Categorize, prioritize

Practices need more than just bodies to key claims information into a computer. Stanching the flow of denials requires using judgment regarding individual circumstances and consistent follow-through.

"Split up denials by carrier categories: major carriers, the Blues, Medicare/Medicaid," suggests Richardson. Manag-ing denials this way allows one person handling a particular carrier to learn what that carrier's denials mean, and it creates accountability within the practice. If a patient asks why a certain claim has not been paid, the physician will know where to turn for an accurate answer. Likewise, if coding problems consistently generate denials, claims staff should advise physicians how to remedy the situation.

Prioritizing will send easy-to-handle matters out the door swiftly.

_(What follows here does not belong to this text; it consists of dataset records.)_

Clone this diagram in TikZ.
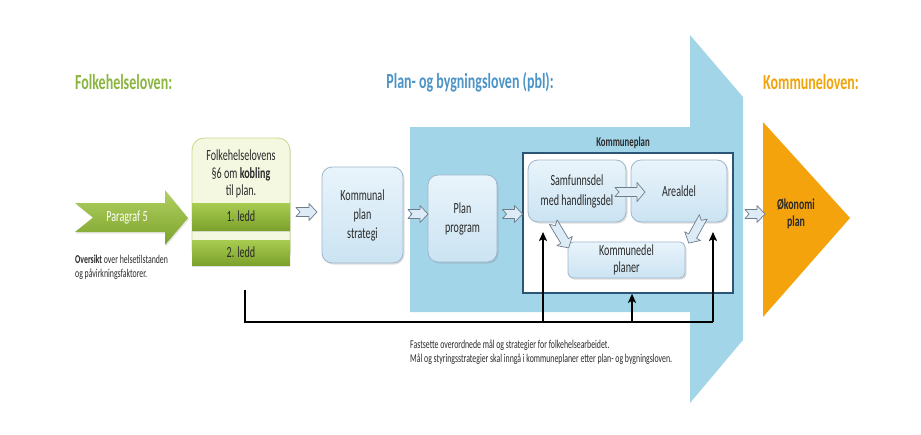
\documentclass[tikz,border=0pt]{standalone}
\usepackage{fontspec}
\setmainfont{Carlito}[FakeStretch=0.65]
\usetikzlibrary{shadows,calc,arrows.meta}
\definecolor{greenText}{HTML}{8BB53F}
\definecolor{blueText}{HTML}{4C93C6}
\definecolor{orangeText}{HTML}{F0A30A}
\definecolor{bigBlue}{HTML}{A3D5E8}
\definecolor{kpBorder}{HTML}{2B5576}
\definecolor{boxTop}{HTML}{E9F4FB}
\definecolor{boxBot}{HTML}{CBE3F2}
\definecolor{boxLine}{HTML}{9DB6CC}
\definecolor{fhlFill}{HTML}{F4F8E1}
\definecolor{fhlLine}{HTML}{C5D98A}
\definecolor{bandTop}{HTML}{A8CC50}
\definecolor{bandBot}{HTML}{7DA22C}
\definecolor{orangeFill}{HTML}{F4A30C}
\definecolor{hollowFill}{HTML}{DDEBF7}
\definecolor{hollowLine}{HTML}{6E7D8C}
\definecolor{txt}{HTML}{2A2A2A}
% notched hollow block arrow: centre x, centre y, angle, length, head half-height
\newcommand\hollowarr[5]{%
  \begin{scope}[shift={(#1,#2)}, rotate=#3]
    \path[hollow] ({-#4/2},-4.5) -- ({#4/2-8},-4.5) -- ({#4/2-8},-#5) -- ({#4/2},0) -- ({#4/2-8},#5)
      -- ({#4/2-8},4.5) -- ({-#4/2},4.5) -- ({-#4/2+4},0) -- cycle;
  \end{scope}}
\begin{document}
\begin{tikzpicture}[x=1pt,y=-1pt,
  pbox/.style={draw=boxLine, line width=0.8pt, rounded corners=10pt, top color=boxTop, bottom color=boxBot,
    align=center, font=\fontsize{15.5}{19}\selectfont, text=txt, inner sep=0pt,
    drop shadow={opacity=0.25, shadow xshift=1.5pt, shadow yshift=-1.5pt}},
  band/.style={top color=bandTop, bottom color=bandBot, minimum width=98pt, inner sep=0pt,
    font=\fontsize{15.5}{17}\selectfont, text=txt,
    drop shadow={opacity=0.25, shadow xshift=0pt, shadow yshift=-1.5pt}},
  hollow/.style={draw=hollowLine, fill=hollowFill, line width=0.7pt, line join=round},
  header/.style={font=\fontsize{21.5}{24}\selectfont\bfseries, inner sep=0pt},
  small/.style={font=\fontsize{12}{13.5}\selectfont, text=txt, align=left, inner sep=0pt},
  conn/.style={line width=2pt, draw=black},
  tip/.style={-{Stealth[length=9pt, width=8pt, inset=2pt]}}
]
\useasboundingbox (0,0) rectangle (921,434);

% headers
\node[header, text=greenText, anchor=west] (h1) at (75,82) {Folkehelseloven:};
\node[header, text=blueText] (h2) at (470,82) {Plan- og bygningsloven (pbl):};
\node[header, text=orangeText, anchor=west] (h3) at (763,82) {Kommuneloven:};

% big light blue arrow
\fill[bigBlue] (410,127) -- (690,127) -- (690,35) -- (743,97) -- (743,340) -- (690,403) -- (690,312) -- (410,312) -- cycle;

% orange triangle
\fill[orangeFill] (763,122) -- (850,218) -- (763,317) -- cycle;
\node[font=\fontsize{15.2}{17}\selectfont\bfseries, align=center, text=txt, inner sep=0pt] (oko) at (796,214) {Økonomi\\plan};

% Paragraf 5 arrow
\shade[top color=bandTop!90!white, bottom color=bandBot, drop shadow={opacity=0.2, shadow xshift=1pt, shadow yshift=-1.5pt}]
  (75,203) -- (165,203) -- (165,190) -- (188,218) -- (165,245) -- (165,232) -- (75,232) -- (93,217.5) -- cycle;
\node[font=\fontsize{15.5}{17}\selectfont, text=white, inner sep=0pt] (p5) at (127,217.5) {Paragraf 5};
\node[small, anchor=north west] (oversikt) at (75,255) {\textbf{Oversikt} over helsetilstanden\\og påvirkningsfaktorer.};

% Folkehelselovens box
\node[draw=fhlLine, fill=fhlFill, line width=0.8pt, rounded corners=12pt, minimum width=98pt, minimum height=125pt, inner sep=0pt,
  drop shadow={opacity=0.2, shadow xshift=1pt, shadow yshift=-1.5pt}] (fhl) at (241,200.5) {};
\node[align=center, font=\fontsize{15.5}{17.5}\selectfont, text=txt, inner sep=0pt] (fhltext) at (241,174) {Folkehelselovens\\§6 om \textbf{kobling}\\til plan.};
\node[band, minimum height=27pt] (b1) at (241,216.5) {1. ledd};
\node[band, minimum height=25pt] (b2) at (241,252.5) {2. ledd};

% process boxes
\node[pbox, minimum width=81pt, minimum height=96pt] (kps) at (362.5,215) {Kommunal\\plan\\strategi};
\node[pbox, minimum width=69pt, minimum height=87pt] (pp) at (462.5,218.5) {Plan\\program};

% Kommuneplan frame
\node[draw=kpBorder, fill=white, line width=1.6pt, minimum width=210pt, minimum height=140pt, inner sep=0pt] (kp) at (628,223) {};
\node[font=\fontsize{13.5}{15}\selectfont\bfseries, text=txt, inner sep=0pt] (kptitle) at (623,143) {Kommuneplan};
\node[pbox, minimum width=98pt, minimum height=62pt, font=\fontsize{15.5}{20}\selectfont] (sam) at (577,191) {Samfunnsdel\\med handlingsdel};
\node[pbox, minimum width=96pt, minimum height=62pt] (areal) at (679,191) {Arealdel};
\node[pbox, rounded corners=5pt, minimum width=117pt, minimum height=36pt, font=\fontsize{15.5}{16.5}\selectfont] (kdp) at (626.5,260) {Kommunedel\\planer};

% hollow block arrows between the boxes
\hollowarr{306.5}{212}{0}{21}{8.5}
\hollowarr{418}{214}{0}{20}{8.5}
\hollowarr{512.5}{214}{0}{20}{8.5}
\hollowarr{755}{214}{0}{20}{8.5}
\hollowarr{630}{192}{0}{30}{9.5}
\hollowarr{561}{235}{-59}{30}{9}
\hollowarr{696}{230}{-119}{30}{9}

% black connectors
\coordinate (lstart) at (245,290);
\coordinate (lcorner) at (245,322);
\coordinate (rcorner) at (713,322);
\coordinate (j1) at (543,322);
\coordinate (j2) at (632,322);
\coordinate (t1) at (543,232);
\coordinate (t3) at (713,232);
\draw[conn] (lstart) -- (lcorner) -- (rcorner);
\draw[conn, tip] (rcorner) -- (t3);
\draw[conn, tip] (j1) -- (t1);
\draw[conn, tip] (j2) -- (kp.south -| j2);

\node[small, anchor=north west] (note) at (410,340) {Fastsette overordnede mål og strategier for folkehelsearbeidet.\\Mål og styringsstrategier skal inngå i kommuneplaner etter plan- og bygningsloven.};
\end{tikzpicture}
\end{document}
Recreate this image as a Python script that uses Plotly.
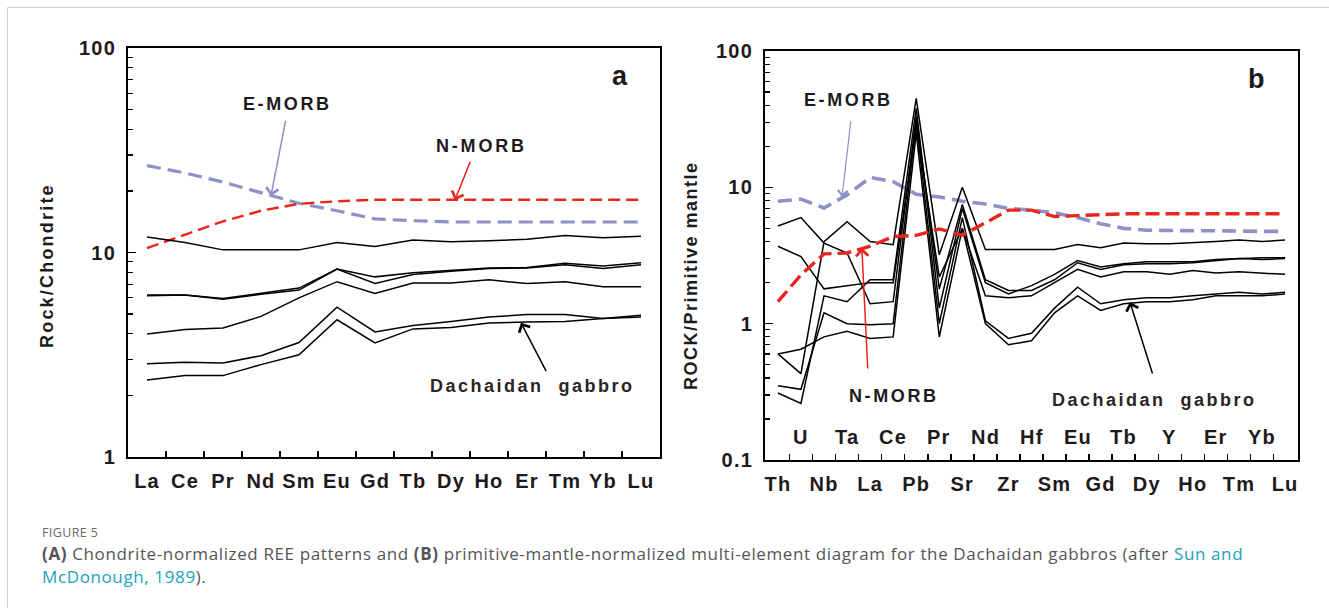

Some denials require research, but even these tend to fall into recurring categories. "Quickly categorize denials: those that require research, those that are quickly handled, those that require a call to the patient or carrier verifying eligibility," Richardson recommends. "You want to work the ones that could eventually mean money first."

Reagan suggests creating form letters for recurring denials - for example, explaining that a claim is not a duplicate but includes an additional service, like an injection, that wasn't charged on the original claim. Then an appeal will simply require filling in a few details and adding documentation. "Printing off a quick letter is far less time-consuming than accumulating hundreds of individual items, compiling them, and sending them to the payer," says Reagan. And, she adds, by handling claims individually, you are more likely to be paid quickly.

Be sure to spend the most energy on bringing in revenue. "Weigh the cost benefit," Reagan advises "A $5 claim probably is not worth pursuing, but $5,000 is probably worth it. You have to decide where you're going to draw the line. That often comes at around $75 or $100, particularly if it is a recurring problem."

Certainly, it is better to sort claims by their value and start working through the biggest claims first. Some practices sort by patient name - but by doing so, they may never get to the really big claim at the bottom of the pile.

Lessons learned

Although they can be time-consuming and frustrating, claims denials can be a learning tool. "If you are trying to figure out which diagnosis codes pay and which deny, you can find out by watching your denials," says Richardson. "In a specialty practice, every time you use a certain code combination, it might cause a denial such as 'not medically necessary.'" Staff should let physicians know not to use those risky code combinations - and what to do instead.

If you don't use an electronic tracking system, a log can help you track denials to identify which staff are generating too many errors, says Elizabeth Woodcock, director of knowledge management for Physicians Practice Inc. If you learn that 50 percent of your denials come from the front desk - a number Woodcock says is typical - you can focus there to prevent future problems. "The key is being proactive, not reactive," Woodcock explains. "You must fix the root problem."

And remember, claims processors on the payer side are human, too. Try an old-fashioned conversation to solve a problem. "If you see a pattern, go to the claims director and say, 'How can we solve this problem systematically rather than on an ad hoc basis?'" Reagan suggests. "People often don't take the obvious step of picking up the phone and talking to someone who can commit to a [resolution] process."